Salah Kaprah Kebebasan Berpendapat

- Advertisement - Pfrasa_F
(Foto/Dok. Pribadi)

Penulis: Anisa Dinda Adityana

Hidup di Indonesia tak terlepas dari kebebasan warga negaranya dalam hal berkomentar dan berpendapat. Hal ini semakin mudah dengan adanya perkembangan teknologi di era milenial sekarang. Banyaknya platform media sosial yang bermunculan, teramat sangat memudahkan siapa saja untuk beraktivitas di dunia maya. Entah mengunggah foto, video, sekilas info, atau hanya berkomentar di unggahan orang lain.

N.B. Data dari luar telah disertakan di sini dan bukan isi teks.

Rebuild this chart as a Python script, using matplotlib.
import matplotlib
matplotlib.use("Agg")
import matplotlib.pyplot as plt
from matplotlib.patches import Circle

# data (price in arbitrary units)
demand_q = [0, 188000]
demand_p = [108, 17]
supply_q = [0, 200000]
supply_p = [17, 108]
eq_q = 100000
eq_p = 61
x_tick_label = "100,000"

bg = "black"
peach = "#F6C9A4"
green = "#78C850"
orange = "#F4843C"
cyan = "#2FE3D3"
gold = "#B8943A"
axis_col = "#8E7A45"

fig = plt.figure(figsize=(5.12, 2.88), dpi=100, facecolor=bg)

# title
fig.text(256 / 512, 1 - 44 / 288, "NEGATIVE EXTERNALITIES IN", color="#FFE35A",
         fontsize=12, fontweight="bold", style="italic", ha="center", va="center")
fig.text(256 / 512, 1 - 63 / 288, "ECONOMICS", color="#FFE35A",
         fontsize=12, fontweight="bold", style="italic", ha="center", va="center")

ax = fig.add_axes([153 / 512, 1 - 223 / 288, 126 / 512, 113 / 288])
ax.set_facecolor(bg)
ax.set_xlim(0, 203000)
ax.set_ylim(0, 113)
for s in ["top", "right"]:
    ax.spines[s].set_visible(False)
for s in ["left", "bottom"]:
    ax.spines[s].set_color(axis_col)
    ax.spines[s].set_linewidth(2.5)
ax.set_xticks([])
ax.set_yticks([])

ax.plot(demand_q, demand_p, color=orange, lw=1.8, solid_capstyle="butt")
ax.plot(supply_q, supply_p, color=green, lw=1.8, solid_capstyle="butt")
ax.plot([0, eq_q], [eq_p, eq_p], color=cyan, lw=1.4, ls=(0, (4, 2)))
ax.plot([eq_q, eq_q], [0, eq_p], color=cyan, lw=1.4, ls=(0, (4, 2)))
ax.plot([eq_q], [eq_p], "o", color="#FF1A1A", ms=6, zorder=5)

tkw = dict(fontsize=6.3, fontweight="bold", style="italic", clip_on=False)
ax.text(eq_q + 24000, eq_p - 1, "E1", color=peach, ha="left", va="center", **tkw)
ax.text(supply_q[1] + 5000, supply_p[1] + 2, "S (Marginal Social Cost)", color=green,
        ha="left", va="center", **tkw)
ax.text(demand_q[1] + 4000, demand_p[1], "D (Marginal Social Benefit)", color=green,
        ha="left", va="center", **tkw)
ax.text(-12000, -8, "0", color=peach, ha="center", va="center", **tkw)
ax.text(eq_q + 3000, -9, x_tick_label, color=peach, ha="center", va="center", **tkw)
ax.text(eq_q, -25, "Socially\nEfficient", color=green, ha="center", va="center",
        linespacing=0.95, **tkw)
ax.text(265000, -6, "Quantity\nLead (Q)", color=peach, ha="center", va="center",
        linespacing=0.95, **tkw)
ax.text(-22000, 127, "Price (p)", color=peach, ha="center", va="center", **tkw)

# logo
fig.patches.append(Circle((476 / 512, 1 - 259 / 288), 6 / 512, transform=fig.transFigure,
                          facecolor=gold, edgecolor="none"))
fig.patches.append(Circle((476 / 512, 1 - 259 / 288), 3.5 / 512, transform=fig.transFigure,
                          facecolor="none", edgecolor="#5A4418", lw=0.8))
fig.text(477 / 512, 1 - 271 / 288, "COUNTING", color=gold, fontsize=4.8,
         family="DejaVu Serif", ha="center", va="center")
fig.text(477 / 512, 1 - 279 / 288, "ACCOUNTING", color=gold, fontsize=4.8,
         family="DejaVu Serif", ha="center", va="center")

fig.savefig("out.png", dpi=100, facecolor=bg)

Namun, dewasa ini kebebasan berpendapat justru disalahartikan dan kemudian disalahgunakan. Terutama oleh pengguna media sosial yang biasa disebut dengan netizen, mereka kerap kali menuliskan kalimat atau ujaran kebencian yang bisa jadi melukai hati orang lain. Bahkan tidak jarang pula komentar-komentar tersebut memicu tindakan perundungan dan hal merugikan lainnya.

Selain itu, juga dapat memicu terjadinya aksi pencemaran nama baik. Bahkan sebagain dari mereka yang berkomentar sengaja membuat akun palsu. Kolom komentar yang seharusnya digunakan untuk menyalurkan pendapat apresiasi, kritik dan saran malah dijadikan sebagai wadah penebar kebencian. Hal-hal yang seperti ini yang harusnya perlu disadari.

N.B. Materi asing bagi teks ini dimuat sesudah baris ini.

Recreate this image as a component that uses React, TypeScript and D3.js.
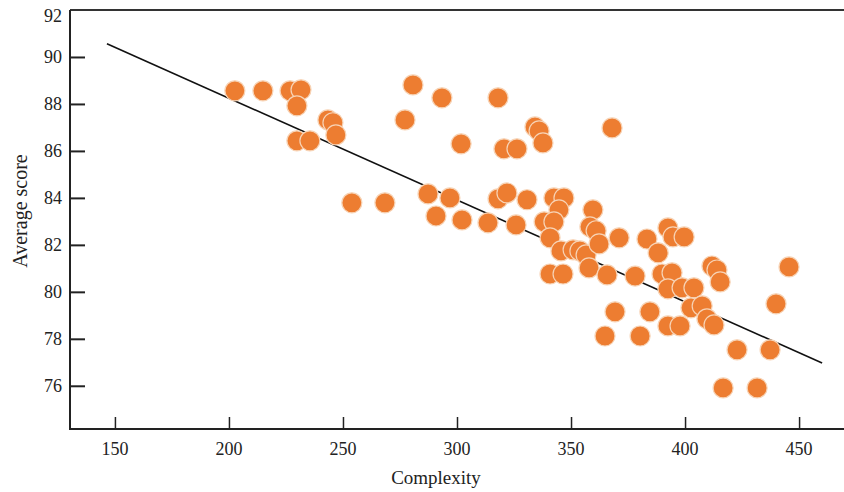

Tidak hanya sampai di situ, munculnya fitur-fitur baru seperti fitur cerita 24 jam di berbagai media sosial, terkadang juga digunakan untuk memublikasikan sesuatu yang mengandung unsur SARA dan diragukan kebenarannya yang kemudian akan menjadi tren pembahasan. Dan hal-hal seperti inilah yang membuat semakin maraknya berita hoaks.

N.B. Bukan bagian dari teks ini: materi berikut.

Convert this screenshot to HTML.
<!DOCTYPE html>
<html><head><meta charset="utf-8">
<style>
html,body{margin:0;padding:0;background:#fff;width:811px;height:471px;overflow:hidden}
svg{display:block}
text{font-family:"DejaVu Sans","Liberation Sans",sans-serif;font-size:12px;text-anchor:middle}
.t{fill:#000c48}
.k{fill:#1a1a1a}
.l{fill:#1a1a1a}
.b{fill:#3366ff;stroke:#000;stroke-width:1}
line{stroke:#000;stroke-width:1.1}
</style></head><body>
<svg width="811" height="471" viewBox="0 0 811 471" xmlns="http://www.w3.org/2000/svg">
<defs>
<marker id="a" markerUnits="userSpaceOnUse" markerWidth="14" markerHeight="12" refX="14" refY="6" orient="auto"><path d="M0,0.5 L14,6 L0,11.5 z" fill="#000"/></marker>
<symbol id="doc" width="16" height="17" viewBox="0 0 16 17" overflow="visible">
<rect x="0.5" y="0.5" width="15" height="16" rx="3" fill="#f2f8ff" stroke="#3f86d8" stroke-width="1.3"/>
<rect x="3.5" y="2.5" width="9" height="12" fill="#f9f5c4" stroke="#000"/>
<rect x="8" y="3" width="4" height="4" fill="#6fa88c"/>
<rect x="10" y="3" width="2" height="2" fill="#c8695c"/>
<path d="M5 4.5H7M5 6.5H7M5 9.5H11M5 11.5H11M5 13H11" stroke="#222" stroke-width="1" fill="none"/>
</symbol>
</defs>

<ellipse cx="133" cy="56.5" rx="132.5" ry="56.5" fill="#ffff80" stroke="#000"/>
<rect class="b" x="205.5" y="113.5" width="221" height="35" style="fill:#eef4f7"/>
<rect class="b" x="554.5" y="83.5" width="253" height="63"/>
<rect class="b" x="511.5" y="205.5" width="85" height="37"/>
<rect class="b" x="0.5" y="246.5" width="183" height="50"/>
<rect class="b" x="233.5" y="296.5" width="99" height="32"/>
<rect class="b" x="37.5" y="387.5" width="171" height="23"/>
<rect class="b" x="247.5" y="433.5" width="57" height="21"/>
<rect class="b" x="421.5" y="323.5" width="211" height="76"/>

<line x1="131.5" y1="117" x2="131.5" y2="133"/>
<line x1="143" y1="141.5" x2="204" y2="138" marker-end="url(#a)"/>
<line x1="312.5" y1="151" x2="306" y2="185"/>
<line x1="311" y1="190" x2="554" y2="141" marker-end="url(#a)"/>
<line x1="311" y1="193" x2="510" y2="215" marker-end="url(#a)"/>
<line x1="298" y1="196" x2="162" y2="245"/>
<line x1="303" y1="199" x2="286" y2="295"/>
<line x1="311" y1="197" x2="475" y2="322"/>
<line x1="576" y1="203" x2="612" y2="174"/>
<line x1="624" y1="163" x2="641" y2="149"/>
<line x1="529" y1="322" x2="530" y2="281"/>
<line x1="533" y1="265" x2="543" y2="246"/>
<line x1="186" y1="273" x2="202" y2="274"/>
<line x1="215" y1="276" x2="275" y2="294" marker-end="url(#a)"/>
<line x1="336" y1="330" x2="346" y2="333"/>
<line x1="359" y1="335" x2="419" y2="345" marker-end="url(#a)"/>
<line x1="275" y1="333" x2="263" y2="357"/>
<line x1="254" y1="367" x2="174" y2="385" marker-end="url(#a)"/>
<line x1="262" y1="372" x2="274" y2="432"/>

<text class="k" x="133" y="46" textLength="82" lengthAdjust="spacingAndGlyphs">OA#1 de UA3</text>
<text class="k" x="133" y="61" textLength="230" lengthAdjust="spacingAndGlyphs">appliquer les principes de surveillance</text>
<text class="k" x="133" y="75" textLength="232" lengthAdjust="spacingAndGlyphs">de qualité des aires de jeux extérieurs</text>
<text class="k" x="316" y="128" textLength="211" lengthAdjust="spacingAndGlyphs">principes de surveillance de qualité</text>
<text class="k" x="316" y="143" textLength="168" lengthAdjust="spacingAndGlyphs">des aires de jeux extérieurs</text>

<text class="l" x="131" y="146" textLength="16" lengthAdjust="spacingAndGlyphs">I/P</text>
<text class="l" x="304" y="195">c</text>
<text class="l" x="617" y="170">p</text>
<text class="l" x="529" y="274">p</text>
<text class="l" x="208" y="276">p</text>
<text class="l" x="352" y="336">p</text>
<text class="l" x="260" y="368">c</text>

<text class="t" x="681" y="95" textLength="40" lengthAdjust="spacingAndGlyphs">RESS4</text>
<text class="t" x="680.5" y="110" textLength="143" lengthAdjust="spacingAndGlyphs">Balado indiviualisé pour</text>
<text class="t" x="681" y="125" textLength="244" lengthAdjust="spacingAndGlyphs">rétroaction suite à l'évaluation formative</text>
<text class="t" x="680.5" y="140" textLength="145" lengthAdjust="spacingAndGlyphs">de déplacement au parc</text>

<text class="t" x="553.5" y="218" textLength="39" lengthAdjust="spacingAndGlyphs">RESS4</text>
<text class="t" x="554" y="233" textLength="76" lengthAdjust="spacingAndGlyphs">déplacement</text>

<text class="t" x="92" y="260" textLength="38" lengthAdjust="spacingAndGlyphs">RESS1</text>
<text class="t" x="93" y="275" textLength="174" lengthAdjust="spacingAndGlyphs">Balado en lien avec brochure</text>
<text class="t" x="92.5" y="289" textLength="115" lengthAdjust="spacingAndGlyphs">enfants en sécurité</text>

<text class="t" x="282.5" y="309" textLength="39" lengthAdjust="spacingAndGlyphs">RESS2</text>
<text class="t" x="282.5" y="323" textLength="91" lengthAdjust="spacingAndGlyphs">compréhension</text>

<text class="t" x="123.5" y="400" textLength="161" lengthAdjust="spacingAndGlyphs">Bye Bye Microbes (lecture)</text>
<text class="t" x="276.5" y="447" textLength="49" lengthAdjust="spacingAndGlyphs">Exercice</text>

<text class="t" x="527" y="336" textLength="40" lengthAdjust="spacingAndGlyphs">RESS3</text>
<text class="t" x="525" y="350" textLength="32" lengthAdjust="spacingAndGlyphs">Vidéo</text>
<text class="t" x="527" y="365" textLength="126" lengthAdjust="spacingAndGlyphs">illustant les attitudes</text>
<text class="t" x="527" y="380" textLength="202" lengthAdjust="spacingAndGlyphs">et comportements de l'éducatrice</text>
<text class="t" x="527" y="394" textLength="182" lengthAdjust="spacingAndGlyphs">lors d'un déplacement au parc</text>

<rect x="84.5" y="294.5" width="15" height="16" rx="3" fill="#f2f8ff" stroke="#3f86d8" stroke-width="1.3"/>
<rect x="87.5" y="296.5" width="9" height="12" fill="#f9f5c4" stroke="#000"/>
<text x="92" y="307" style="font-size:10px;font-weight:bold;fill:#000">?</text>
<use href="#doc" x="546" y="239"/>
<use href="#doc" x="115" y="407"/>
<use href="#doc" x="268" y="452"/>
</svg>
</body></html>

Benar memang, Indonesia menjunjung kebebasan berpendapat yang dapat dilihat dalam ketentuan Pasal 28E ayat (3) Undang-Undang Dasar 1945 bahwa setiap orang berhak atas kebebsan berserikat, berkumpul dan mengeluarkan pendapat. Juga dalam Undang-Undang No. 39 Tahun 1999 tentang Hak Asasi Manusia, Pasal 23 ayat (2) bahwa setiap orang bebas untuk mempunyai, mengeluarkan dan menyebarluaskan pendapat sesuai hati nuraninya, secara lisan atau tulisan melalui media cetak maupun elektronik dengan memerhatikan nilai-nilai agama, kesusialaan, ketertiban, kepentingan umum dan keutuhan negara. Namun bukan dalam artian sebebas-bebasnya. Kebebebasan berpendapat harus tetap menjaga norma dan nilai-nilai agama serta budaya yang ada.

Jelaslah kiranya, bukan hanya mulut yang menjadi harimau saat ini, melainkan jari juga. Kita sebagai pengguna media sosial bertanggung jawab penuh atas apa yang sudah kita ketik dan kita sampaikan melalui tulisan kita. Maka dari itu, bijaklah bermedia sosial, bijaklah dalam membagikan dan menerima informasi. Agar kekritisan kita tidak menjadi kekrisisan terhadap moral kita.